В первую нашу встречу после моего откровения мама начала рыдать, что ей не свойственно. Она стала винить себя в попустительстве или некоем абстрактном «плохом воспитании», которое сделало меня такой. По ее мнению, в работе проститутки есть нечто по природе своей нездоровое, и что это она виновата в решениях, которые, я уверена, сделаны были только мною. Она была бы возмущена, если бы такой разговор велся в случае с геем, который раскрылся своей семье, но я на это ей не указывала, потому что ей бы стало только хуже. Нелегко убедить свою маму в том, что она отлично вас воспитала, если она полагает, что ваш угол зрения искажен. К счастью, после этой первой встречи она снова вернулась к концепции «Ничего не вижу, ничего не слышу, ничего не говорю»; говорить нам обеим было очень сложно. Я ощущала вину, она ощущала вину, и мы обе предпочли чувствовать себя виноватыми про себя и продолжать наши отношения по другим вопросам.

Я, как и мой отец, убеждена в том, что, если какое-то чувство тебе не по душе, его можно победить рассуждениями.
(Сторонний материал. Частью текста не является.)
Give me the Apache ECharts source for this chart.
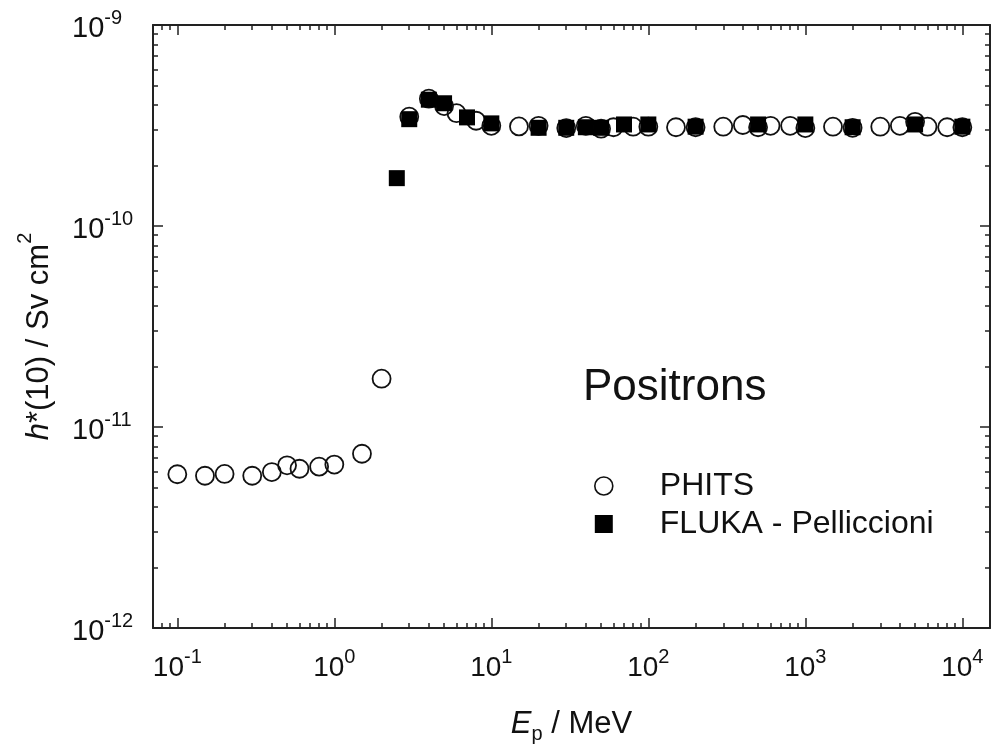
<!DOCTYPE html>
<html>
<head>
<meta charset="utf-8">
<script src="https://cdn.jsdelivr.net/npm/echarts@6/dist/echarts.min.js"></script>
<style>
html,body{margin:0;padding:0;background:#fff;}
#chart{width:993px;height:749px;}
</style>
</head>
<body>
<div id="chart"></div>
<script>
// ---- data ----
const phitsE = [0.1, 0.15, 0.2, 0.3, 0.4, 0.5, 0.6, 0.8, 1.0, 1.5, 2, 3, 4, 5, 6, 8, 10, 15, 20, 30, 40, 50, 60, 80, 100, 150, 200, 300, 400, 500, 600, 800, 1000, 1500, 2000, 3000, 4000, 5000, 6000, 8000, 10000];
const phitsH = [5.82e-12, 5.72e-12, 5.84e-12, 5.72e-12, 5.97e-12, 6.45e-12, 6.2e-12, 6.35e-12, 6.5e-12, 7.36e-12, 1.74e-11, 3.5e-10, 4.3e-10, 3.95e-10, 3.64e-10, 3.34e-10, 3.15e-10, 3.13e-10, 3.15e-10, 3.07e-10, 3.15e-10, 3.05e-10, 3.1e-10, 3.12e-10, 3.12e-10, 3.1e-10, 3.1e-10, 3.12e-10, 3.18e-10, 3.1e-10, 3.15e-10, 3.15e-10, 3.07e-10, 3.12e-10, 3.08e-10, 3.12e-10, 3.15e-10, 3.3e-10, 3.12e-10, 3.1e-10, 3.1e-10];
const flukaE = [2.5, 3, 4, 5, 7, 10, 20, 30, 40, 50, 70, 100, 200, 500, 1000, 2000, 5000, 10000];
const flukaH = [1.73e-10, 3.4e-10, 4.25e-10, 4.08e-10, 3.47e-10, 3.24e-10, 3.08e-10, 3.08e-10, 3.1e-10, 3.08e-10, 3.2e-10, 3.2e-10, 3.12e-10, 3.2e-10, 3.2e-10, 3.1e-10, 3.2e-10, 3.12e-10];
const seriesNames = ['PHITS', 'FLUKA - Pelliccioni'];
const legendTitle = 'Positrons';
const xMajorTicks = [0.1, 1, 10, 100, 1000, 10000];
const yMajorTicks = [1e-12, 1e-11, 1e-10, 1e-9];
const xRange = [0.07, 15000];
const yRange = [1e-12, 1e-9];

// minor tick values (2..9 x each decade) inside the axis range
function minorTicks(range, d0, d1) {
  const out = [];
  for (let d = d0; d <= d1; d++) {
    for (let m = 2; m <= 9; m++) {
      const v = m * Math.pow(10, d);
      if (v > range[0] * 1.0001 && v < range[1] * 0.9999) out.push(v);
    }
  }
  return out;
}
const xMinorTicks = minorTicks(xRange, -2, 4);
const yMinorTicks = minorTicks(yRange, -12, -10);

const FONT = '"Liberation Sans", Arial, sans-serif';
const AX = '#222';
const TXT = '#111';

function powLabel(v) {
  const e = Math.round(Math.log10(v));
  return '{b|10}{s|' + e + '}';
}
function labelRich(base, sup) {
  return {
    b: { fontSize: base, fontFamily: FONT, color: TXT, lineHeight: 36, verticalAlign: 'bottom' },
    s: { fontSize: sup, fontFamily: FONT, color: TXT, lineHeight: 20, verticalAlign: 'top', padding: [1, 0, 0, 0] }
  };
}

function makeAxis(kind, pos, major, range, withLabels, withLine) {
  const ax = {
    type: 'log',
    logBase: 10,
    position: pos,
    min: range[0],
    max: range[1],
    gridIndex: 0,
    splitLine: { show: false },
    axisLine: { show: withLine, onZero: false, lineStyle: { color: AX, width: 2 } },
    axisTick: {
      show: true,
      inside: true,
      length: major ? 10 : 5,
      lineStyle: { color: AX, width: 1.5 },
      customValues: major ? (kind === 'x' ? xMajorTicks : yMajorTicks) : (kind === 'x' ? xMinorTicks : yMinorTicks)
    },
    minorTick: { show: false },
    axisLabel: { show: false }
  };
  if (withLabels) {
    ax.axisLabel = {
      show: true,
      customValues: kind === 'x' ? xMajorTicks : yMajorTicks,
      formatter: powLabel,
      rich: kind === 'x' ? labelRich(28, 20) : labelRich(29, 20),
      margin: kind === 'x' ? 18 : 81,
      align: kind === 'x' ? 'center' : 'left',
      showMinLabel: true,
      showMaxLabel: true
    };
  }
  return ax;
}

const xAxes = [
  makeAxis('x', 'bottom', true, xRange, true, true),
  makeAxis('x', 'bottom', false, xRange, false, false),
  makeAxis('x', 'top', true, xRange, false, true),
  makeAxis('x', 'top', false, xRange, false, false)
];
xAxes[0].name = '{i|E}{sub|p}{n| / MeV}';
xAxes[0].nameLocation = 'middle';
xAxes[0].nameGap = 76;
xAxes[0].nameTextStyle = {
  rich: {
    i: { fontSize: 31, fontStyle: 'italic', fontFamily: FONT, color: TXT, lineHeight: 40, verticalAlign: 'middle' },
    sub: { fontSize: 20, fontFamily: FONT, color: TXT, lineHeight: 20, verticalAlign: 'bottom' },
    n: { fontSize: 31, fontFamily: FONT, color: TXT, lineHeight: 40, verticalAlign: 'middle' }
  }
};

const yAxes = [
  makeAxis('y', 'left', true, yRange, true, true),
  makeAxis('y', 'left', false, yRange, false, false),
  makeAxis('y', 'right', true, yRange, false, true),
  makeAxis('y', 'right', false, yRange, false, false)
];
yAxes[0].name = '{i|h}{n|*(10) / Sv cm}{s|2}';
yAxes[0].nameLocation = 'middle';
yAxes[0].nameRotate = 90;
yAxes[0].nameGap = 98;
yAxes[0].nameTextStyle = {
  padding: [0, 20, 0, 0],
  rich: {
    i: { fontSize: 31, fontStyle: 'italic', fontFamily: FONT, color: TXT, lineHeight: 40, verticalAlign: 'bottom' },
    n: { fontSize: 31, fontFamily: FONT, color: TXT, lineHeight: 40, verticalAlign: 'bottom' },
    s: { fontSize: 20, fontFamily: FONT, color: TXT, lineHeight: 20, verticalAlign: 'top' }
  }
};

const phitsData = phitsE.map((e, i) => [e, phitsH[i]]);
const flukaData = flukaE.map((e, i) => [e, flukaH[i]]);

const chart = echarts.init(document.getElementById('chart'), null, { renderer: 'canvas' });
chart.setOption({
  animation: false,
  backgroundColor: '#fff',
  grid: { left: 153, top: 25, right: 3, bottom: 121, containLabel: false, outerBoundsMode: 'none' },
  title: {
    text: legendTitle,
    left: 578,
    top: 361,
    textStyle: { fontSize: 44, fontWeight: 'normal', fontFamily: FONT, color: TXT }
  },
  legend: {
    orient: 'vertical',
    left: 589,
    top: 465,
    itemWidth: 18,
    itemHeight: 18,
    itemGap: 6,
    selectedMode: false,
    textStyle: { fontSize: 32, fontFamily: FONT, color: TXT, lineHeight: 31, padding: [0, 0, 0, 42] },
    data: [
      { name: seriesNames[0], icon: 'circle', itemStyle: { color: '#fff', borderColor: '#111', borderWidth: 1.6 } },
      { name: seriesNames[1], icon: 'rect', itemStyle: { color: '#000' } }
    ]
  },
  xAxis: xAxes,
  yAxis: yAxes,
  series: [
    {
      name: seriesNames[0],
      type: 'scatter',
      xAxisIndex: 0,
      yAxisIndex: 0,
      symbol: 'circle',
      symbolSize: 18,
      itemStyle: { color: 'rgba(255,255,255,0)', borderColor: '#111', borderWidth: 1.8, opacity: 1 },
      data: phitsData
    },
    {
      name: seriesNames[1],
      type: 'scatter',
      xAxisIndex: 0,
      yAxisIndex: 0,
      symbol: 'rect',
      symbolSize: 16,
      itemStyle: { color: '#000', opacity: 1 },
      data: flukaData
    }
  ]
});
</script>
</body>
</html>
Так что каждые несколько лет он начинает дебатировать эту тему, и мы ведем крайне неудобную дискуссию в попытке разобраться во всей этой истории с дочерью-проституткой. Никаких слез, никакой вины — но столько неловкости, что я содрогаюсь еще несколько недель спустя. Был момент, когда я пыталась убедить его в том, что мои клиенты не являются ублюдками-женоненавистниками, и произнесла фразу «они — такие же, как ты» — имея в виду, что они в массе своей добрые, умные люди, а он решил, что у меня — Эдипов комплекс. Фууу.

Во время нашей последней попытки поговорить он сказал мне, что не может перестать думать о проституции как о чем-то, что по своей природе связано с эксплуатацией, и тут я наконец взбесилась.

«Ты знаешь меня уже 28 лет. Я когда-либо производила впечатление человека, который выберет себе унизительную профессию? Я типа могу понять эти чертовы аргументы, когда Кэтрин Маккинон и Андреа Дворкин говорят мне, что меня эксплуатируют (считаю я так сама или нет), но ты-то должен знать лучше!»

И вот тут начались какие-то подвижки. Чего я никогда не понимала, так это — почему мои родители не могут допустить, что работа проституткой может быть здоровым, положительным выбором для меня, и почему все эти годы они не предпринимали больше усилий, чтобы понять это. Я понимаю, почему моих родителей волнует моя безопасность. Меня тоже волнует моя безопасность, и я лучше них знаю, что мне нужно делать, чтобы уберечь себя. Но понять работу в секс-индустрии на концептуальном уровне — с этим, кажется, они способны справиться. Может быть, они прочитали все, когда-либо написанное активистками за права проституток, — от Присциллы Александр (Priscilla Alexander) до Кэрол Ли (Carol Leigh), и по-прежнему считают, что работа проституткой унижает женщину — унижает меня? Я так не думаю. Они — слишком умные для этого. Мне не приходило в голову, что они были настолько эмоционально вовлечены в это, что даже не могли попытаться обдумать это абстрактно. Когда я позволила своей ярости выплеснуться, настояла на том, чтобы он постарался понять, это подействовало на моего папу гораздо сильнее, чем все осторожные объяснения: спустя неделю он попросил меня составить список книг и статей, написанных проститутками и о проститутках. Даже если они никогда полностью не смирятся с моей работой, это — уже хорошее начало.

Некоторые друзья говорят мне, что я должна сказать спасибо, что у меня такие родители, которые поддерживают и любят меня, невзирая на тот факт, что я работаю проституткой. Я невероятно благодарна за то, что у меня такие любящие родители, готовые поддержать. Мне повезло, что члены моей семьи не отказались от меня, не нанесли мне физического вреда и не отреагировали ни одним из иных физически или эмоционально насильственных способов, узнав, что я проститутка. Но не нужно думать, что я должна быть за это благодарна. Никто не должен. Я благодарна за то, что это я узнала от них.